Fresh herbs are nice to have for garnish, dairy-free pesto, or roasting on a sheet with vegetables.
Tips for Making Vegan Food Flavorful
For a long time, the general consensus was that there are four basic flavors: salty, sweet, bitter, and sour. In relatively recent culinary history, chefs across the globe have accepted “umami” as the fifth basic taste. It’s actually nothing new — umami was first discovered in Japan over a century ago by chemist Kikunae Ikeda.
A combination of the Japanese words for “delicious” (umai) and “taste” (mi), umami describes substances that combine the amino acid glutamate and/or nucleotides inosinate and guanylate with sodium and potassium, according to the Umami Information Center.
Umami is somewhat of the je ne sais quoi of flavors but foods that embody it include meat, cheese, fish, mushrooms, and one thing already mentioned on this list — tomatoes. Beets, broccoli, peas, asparagus, peas, and fermented foods are also considered umami rich. It’s best described as savory.
Many plant-based chefs believe umami is the key to making vegan food more flavorful and savory. Incorporating umami-rich ingredients into your cooking can also help meatless meat and dairy-free cheese taste more “real.” Here are some things to keep on hand.
Always keep a bottle of soy sauce on hand. A product of fermented soybeans, soy sauce is a salty, versatile flavor bomb for plant-based cooking. Your standard bottle of Kikkoman is fine, but you can also opt for similar options like tamari (typically gluten-free with a richer flavor), liquid aminos, coconut aminos, or the abundance of soy sauce you’ll find in East Asian cuisine. Every variety has its own unique flavor and most are vegan.
Nutritional yeast isn’t like the stuff you bake bread with. Also called “nooch,” nutritional yeast are yellow flakes that have a strong umami, cheesy flavor that makes it perfect for vegan cheese and creamy sauces for dairy-free mac and cheese and alfredo. It’s also good for sprinkling over salads.
Mushrooms are natural umami bombs, especially dried shiitake and fresh mushrooms like portabella, cremini, and button. Dried mushrooms have more umami than regular (use dried shiitakes to make savory broth) and cooked ‘shrooms generally have a meaty flavor and texture. Mushroom broth powder works, too!
A traditional Japanese staple made from fermented soybeans and koji culture, miso paste is naturally vegan.
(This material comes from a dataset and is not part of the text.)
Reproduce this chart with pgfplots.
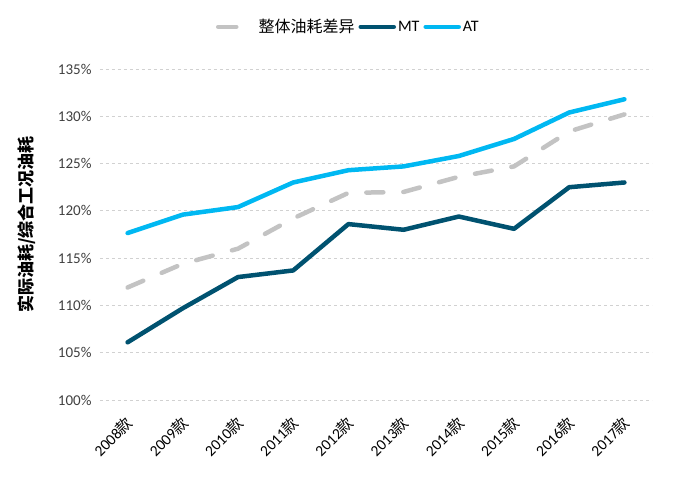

It has a strong, salty flavor that most of use first tasted in miso soup. Use miso paste for broth or get crafty and use it glazes for tofu, tempeh, and vegetables. If you use it for soup, don’t add it until after the heat is off otherwise it kills the probiotics. Like with soy sauce, there are multiple types of miso.
Whether you love it or hate it, there’s no denying that Marmite has a strong flavor. The famous British spread is made from a glutamic acid-rich yeast extract, meaning it’s another umami bomb. While it’s good on toast, a small amount of Marmite can add depth of flavor to stews, chilis, marinades, and even vegan meat.